The Fall of Language in the Age of English

The Fall of Language in the Age of English - Minae Mizumura, Mari Yoshihara, Juliet Winters Carpenter If you are at all interested in: translation studies, linguistics, the history of Japanese language, the history of English language imperialism, the long-lasting effect the USA had on the state of Japanese language as a consequence of English language imperialism, the history of the concept of national language, the ways in which language is politicized... read this book.

I thoroughly enjoyed it, learned a LOT from it, and while I read a library copy, I'm hopefully going to get my own copy to have on hand to use as reference.

The translation by Yoshihara and Winters-Carpenter is absolutely beautiful, and despite some very minor things (mainly Japanese as a noun when it should be the adjective of a noun ("a Japanese" instead of "a Japanese person")), the English text has none of the 'tells' of being a Japanese translation many other translators mess up on.
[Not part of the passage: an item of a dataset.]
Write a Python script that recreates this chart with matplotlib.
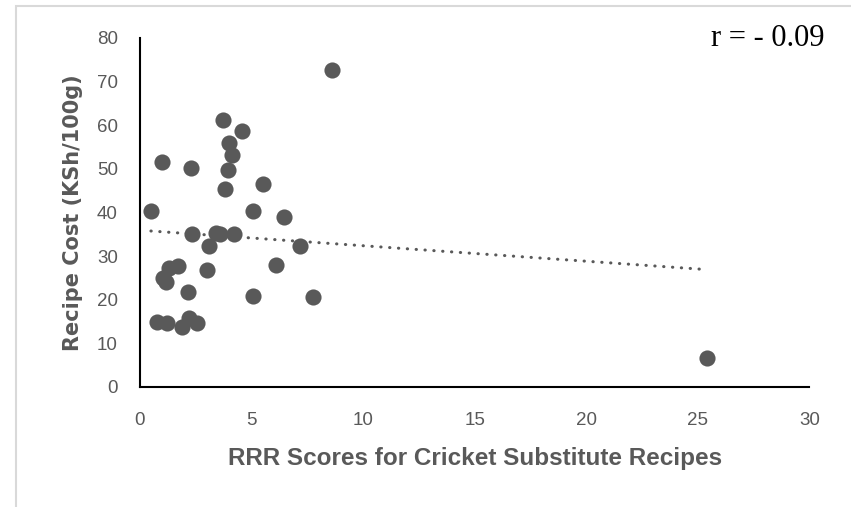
# Recipe cost vs RRR score scatter
# Requires: numpy, matplotlib

import numpy as np
import matplotlib.pyplot as plt
from matplotlib.patches import Rectangle

# -----------------------------
# 1. Data
# -----------------------------
rrr_score = [0.49, 0.97, 2.28, 3.73, 4.58, 4.00, 4.11, 3.96, 3.81, 5.05,
             5.52, 6.47, 7.17, 6.09, 5.08, 7.76, 8.59, 2.32, 3.41, 3.58,
             4.22, 3.10, 2.99, 1.72, 1.31, 1.04, 1.16, 2.14, 0.78, 1.20,
             2.21, 2.54, 1.87, 25.4]
recipe_cost = [40.2, 51.5, 50.1, 61.2, 58.6, 55.8, 53.1, 49.7, 45.3, 40.2,
               46.6, 39.0, 32.3, 27.9, 20.8, 20.6, 72.6, 35.0, 35.2, 35.0,
               35.0, 32.3, 26.8, 27.7, 27.2, 24.9, 24.0, 21.8, 15.0, 14.7,
               15.7, 14.7, 13.7, 6.6]

x_ticks = [0, 5, 10, 15, 20, 25, 30]
y_ticks = [0, 10, 20, 30, 40, 50, 60, 70, 80]
r_label = 'r = - 0.09'

grey = '#595959'

# -----------------------------
# 2. Figure + axes
# -----------------------------
fig = plt.figure(figsize=(8.51, 5.07), dpi=100)
ax = fig.add_axes([0.1645, 0.2367, 0.7867, 0.6889])

# light chart-area border (top and left edges visible)
fig.patches.append(Rectangle((16 / 851, -0.1), 1.2, 1 - 6 / 507 + 0.1,
                             transform=fig.transFigure, fill=False,
                             edgecolor='#d9d9d9', linewidth=1.5))

# -----------------------------
# 3. Scatter + linear trendline
# -----------------------------
ax.scatter(rrr_score, recipe_cost, s=135, color=grey, zorder=3, linewidths=0)

x = np.array(rrr_score)
slope, intercept = np.polyfit(x, recipe_cost, 1)
xs = np.array([x.min(), x.max()])
ax.plot(xs, slope * xs + intercept, color=grey, linewidth=2.2,
        linestyle=(0, (0.1, 2.8)), dash_capstyle='round', zorder=2)

# -----------------------------
# 4. Axes styling
# -----------------------------
ax.set_xlim(0, 30)
ax.set_ylim(0, 80)
ax.set_xticks(x_ticks)
ax.set_yticks(y_ticks)
ax.spines['top'].set_visible(False)
ax.spines['right'].set_visible(False)
ax.spines['left'].set_linewidth(1.5)
ax.spines['bottom'].set_linewidth(1.5)
ax.tick_params(length=0, labelsize=13.5, labelcolor=grey)
ax.tick_params(axis='x', pad=18)
ax.tick_params(axis='y', pad=16)
for lab in ax.get_xticklabels() + ax.get_yticklabels():
    lab.set_family('Liberation Sans')

ax.set_xlabel('RRR Scores for Cricket Substitute Recipes', fontsize=17.5,
              fontweight='bold', color=grey, family='Liberation Sans', labelpad=13)
ax.set_ylabel('Recipe Cost (KSh/100g)', fontsize=15, fontweight='bold',
              color=grey, family='DejaVu Sans', labelpad=10)

fig.text(0.969, 0.925, r_label, ha='right', va='center', fontsize=22,
         family='Liberation Serif', color='black')

plt.savefig('out.png', dpi=100)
The last few pages (around 180~200) were uncomfortable in that Mizumura really injected her personal politics into the writing, when she could have written more neutrally on the subjects. I also disagree with her assertion that being able to speak a language is what makes someone Japanese, or any group that could be applied to. There's more to ethnic and national identities than understanding a language, especially when it comes to nations that have more than one local language (Especially considering Japan has more local languages than simply Japanese, albeit not as widely spoken.)

I do agree with her conclusions at the end about the importance of learning foreign language as mandatory education, and that native English speakers need to especially learn foreign languages, and recognize the immense privilege brought by being a native speaker of the most widely spoken, and most globally important, universal languge.